I just read your blog for the first time and as a requirement for one of my classes in graduate school, I am supposed to comment on an educational blog. Since I find your thoughts very similar to my own, I thought I would comment. :) It's always nice to know other people are out there! This can be an incredibly lonely profession, so thank you for putting it out there!

I also wanted to comment on this blog post, because I am facing a summer school situation in which I am teaching in a bilingual classroom and I even have to have a Spanish word wall in which I don't even know the site words! Often our undergraduate training has little to do with the variety of kids we see in the classroom and then we scramble to find the resources to help them! I just downloaded podcasts on Itunes to help me get a basic understanding of the language!
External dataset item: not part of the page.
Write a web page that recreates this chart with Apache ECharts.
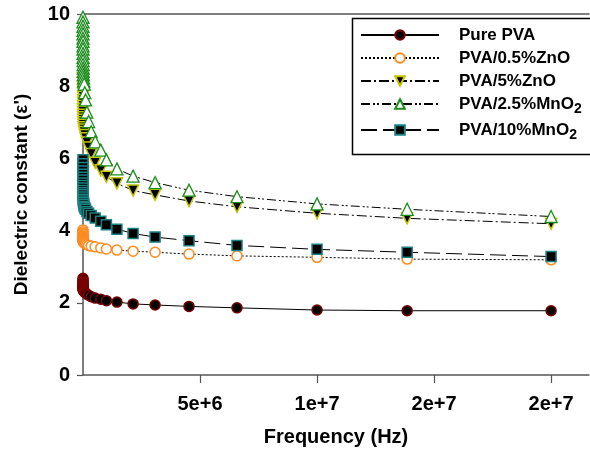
<!DOCTYPE html>
<html>
<head>
<meta charset="utf-8">
<script src="https://cdn.jsdelivr.net/npm/echarts@6/dist/echarts.min.js"></script>
<style>
html,body{margin:0;padding:0;background:#fff;}
#chart{width:590px;height:452px;}
</style>
</head>
<body>
<div id="chart"></div>
<script>
// Frequencies (Hz)
const frequency = [50, 75, 110, 160, 240, 350, 520, 760, 1100, 1650, 2400, 3500, 5200, 7600, 11000, 16500, 24000, 35000,
  52000, 76000, 110000, 165000, 240000, 350000, 520000, 760000, 1000000,
  1450000, 2140000, 3080000, 4530000, 6580000, 10000000, 13850000, 20000000];

const purePVA = [2.68, 2.64, 2.60, 2.57, 2.54, 2.51, 2.49, 2.47, 2.45, 2.43, 2.41, 2.40, 2.38, 2.37, 2.36, 2.35, 2.34, 2.33,
  2.31, 2.29, 2.27, 2.24, 2.21, 2.17, 2.13, 2.10, 2.06,
  2.02, 1.97, 1.94, 1.90, 1.86, 1.80, 1.78, 1.78];

const pva05ZnO = [4.02, 3.97, 3.93, 3.89, 3.86, 3.83, 3.81, 3.79, 3.77, 3.76, 3.74, 3.73, 3.72, 3.71, 3.70, 3.69, 3.68, 3.67,
  3.66, 3.65, 3.63, 3.61, 3.59, 3.57, 3.55, 3.52, 3.49,
  3.46, 3.43, 3.40, 3.35, 3.30, 3.26, 3.21, 3.19];

const pva5ZnO = [8.22, 8.10, 7.99, 7.90, 7.80, 7.71, 7.62, 7.54, 7.45, 7.37, 7.29, 7.21, 7.14, 7.07, 7.00, 6.93, 6.86, 6.80,
  6.73, 6.65, 6.56, 6.44, 6.30, 6.12, 5.88, 5.67, 5.49,
  5.31, 5.11, 4.99, 4.82, 4.66, 4.48, 4.34, 4.19];

const pva25MnO2 = [9.91, 9.78, 9.66, 9.55, 9.45, 9.33, 9.24, 9.12, 9.03, 8.91, 8.80, 8.71, 8.60, 8.50, 8.41, 8.32, 8.23, 8.14,
  8.06, 7.82, 7.62, 7.28, 7.02, 6.74, 6.46, 6.23, 5.96,
  5.71, 5.51, 5.33, 5.12, 4.94, 4.74, 4.59, 4.39];

const pva10MnO2 = [5.96, 5.85, 5.75, 5.65, 5.56, 5.48, 5.40, 5.32, 5.25, 5.18, 5.11, 5.05, 4.99, 4.93, 4.87, 4.82, 4.77, 4.72,
  4.67, 4.63, 4.59, 4.53, 4.48, 4.42, 4.35, 4.26, 4.16,
  4.04, 3.92, 3.82, 3.72, 3.59, 3.48, 3.40, 3.28];

const seriesNames = ['Pure PVA', 'PVA/0.5%ZnO', 'PVA/5%ZnO', 'PVA/2.5%MnO2', 'PVA/10%MnO2'];

const xTickValues = [5000000, 10000000, 15000000, 20000000];
const xTickLabels = ['5e+6', '1e+7', '2e+7', '2e+7'];
const yTickValues = [0, 2, 4, 6, 8, 10];

function pairs(vals) { return frequency.map((f, i) => [f, vals[i]]); }

const chart = echarts.init(document.getElementById('chart'), null, {renderer: 'canvas'});
const FONT = 'Liberation Sans, Arial, sans-serif';
const axisColor = '#555';

const lineBase = {type: 'line', xAxisIndex: 0, yAxisIndex: 0, showSymbol: true, animation: false, z: 3};

const option = {
  animation: false,
  backgroundColor: '#fff',
  grid: {left: 83, right: 1, top: 14, bottom: 77, containLabel: false},
  xAxis: [{
    type: 'value', min: 0, max: 21620000, interval: 5000000, position: 'bottom',
    name: 'Frequency (Hz)', nameLocation: 'middle', nameGap: 52,
    nameTextStyle: {fontFamily: FONT, fontWeight: 'bold', fontSize: 20, color: '#000'},
    axisLine: {show: true, onZero: false, lineStyle: {color: axisColor, width: 1.5}},
    axisTick: {show: true, inside: false, length: 8, customValues: xTickValues, lineStyle: {color: axisColor, width: 1.2}},
    axisLabel: {show: true, margin: 19, customValues: xTickValues, fontFamily: FONT, fontWeight: 'bold', fontSize: 20, color: '#000',
      formatter: function (v) { const i = xTickValues.indexOf(v); return i >= 0 ? xTickLabels[i] : ''; }},
    splitLine: {show: false}
  }, {
    type: 'value', min: 0, max: 21620000, position: 'top',
    axisLine: {show: true, onZero: false, lineStyle: {color: axisColor, width: 1.5}},
    axisTick: {show: false}, axisLabel: {show: false}, splitLine: {show: false}
  }],
  yAxis: {
    type: 'value', min: 0, max: 10, interval: 2,
    name: "Dielectric constant (ε')", nameLocation: 'middle', nameGap: 52, nameRotate: 90,
    nameTextStyle: {fontFamily: FONT, fontWeight: 'bold', fontSize: 19, color: '#000'},
    axisLine: {show: true, onZero: false, lineStyle: {color: axisColor, width: 1.5}},
    axisTick: {show: true, inside: false, length: 6, customValues: yTickValues, lineStyle: {color: axisColor, width: 1.2}},
    axisLabel: {margin: 13, customValues: yTickValues, fontFamily: FONT, fontWeight: 'bold', fontSize: 20, color: '#000'},
    splitLine: {show: false}
  },
  legend: {
    show: true, orient: 'vertical', left: 360, top: 26,
    itemWidth: 78, itemHeight: 12, itemGap: 5, padding: 0,
    selectedMode: false,
    data: seriesNames,
    textStyle: {fontFamily: FONT, fontWeight: 'bold', fontSize: 17, color: '#000', lineHeight: 18, padding: [0, 0, 0, 15],
      rich: {
        b: {fontFamily: FONT, fontWeight: 'bold', fontSize: 17, color: '#000'},
        sub: {fontFamily: FONT, fontWeight: 'bold', fontSize: 14, color: '#000', padding: [10, 0, 0, 0]}
      }},
    formatter: function (name) {
      if (name.endsWith('MnO2')) return '{b|' + name.slice(0, -1) + '}{sub|2}';
      return name;
    }
  },
  graphic: [{
    type: 'rect', left: 350, top: 16, z: 10, silent: true,
    shape: {width: 239, height: 136},
    style: {fill: 'none', stroke: '#000', lineWidth: 1.5}
  }],
  series: [
    Object.assign({}, lineBase, {
      name: seriesNames[0], data: pairs(purePVA),
      symbol: 'circle', symbolSize: 10,
      itemStyle: {color: '#000', borderColor: '#7a0000', borderWidth: 1.5},
      lineStyle: {color: '#000', width: 1, type: 'solid'}
    }),
    Object.assign({}, lineBase, {
      name: seriesNames[1], data: pairs(pva05ZnO),
      symbol: 'circle', symbolSize: 10,
      itemStyle: {color: '#fff', borderColor: '#ff8a1f', borderWidth: 1.5},
      lineStyle: {color: '#000', width: 1, type: [2, 2]}
    }),
    Object.assign({}, lineBase, {
      name: seriesNames[2], data: pairs(pva5ZnO),
      symbol: 'triangle', symbolRotate: 180, symbolSize: 11,
      itemStyle: {color: '#000', borderColor: '#c4c400', borderWidth: 1.5},
      lineStyle: {color: '#000', width: 1, type: [10, 3, 2, 3]}
    }),
    Object.assign({}, lineBase, {
      name: seriesNames[3], data: pairs(pva25MnO2),
      symbol: 'triangle', symbolSize: 12,
      itemStyle: {color: '#fff', borderColor: '#1a8c1a', borderWidth: 1.3},
      lineStyle: {color: '#000', width: 1, type: [9, 3, 2, 2, 2, 3]}
    }),
    Object.assign({}, lineBase, {
      name: seriesNames[4], data: pairs(pva10MnO2),
      symbol: 'rect', symbolSize: 10,
      itemStyle: {color: '#000', borderColor: '#1a8080', borderWidth: 1.5},
      lineStyle: {color: '#000', width: 1, type: [16, 6]}
    })
  ]
};
chart.setOption(option);
</script>
</body>
</html>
Just in my short time teaching, I have seen a huge change in the students and standards required for the kids let alone the technology. Maybe all undergraduate training should be on differentiating for different types of learners??? I find myself constantly trying to change things around to meet those needs...you are right, it's impossible to be an expert in all areas. However, keeping an open mind and having these types of communication tools help tremendously!

It's nice to have blogs like this and free resources out there to share the information! Thank you and I look forward to reading your blog more!

Anonymous said...

You should have been taught this in a multicultural education class in college, think back...

hey2teacher said...

AMEN! I too struggle with teaching students that have a language barrier and who have severe learning problems. I teach at a pariochial school so we do not have the resources to help some of these severe learning disabled children. My heart aches because I am sometimes at a loss on what to do. I like your blog!

Anonymous said...

I believe you meant "affected" rather than "effected" in your original post. It's a bit sad for a teacher to mistake the two.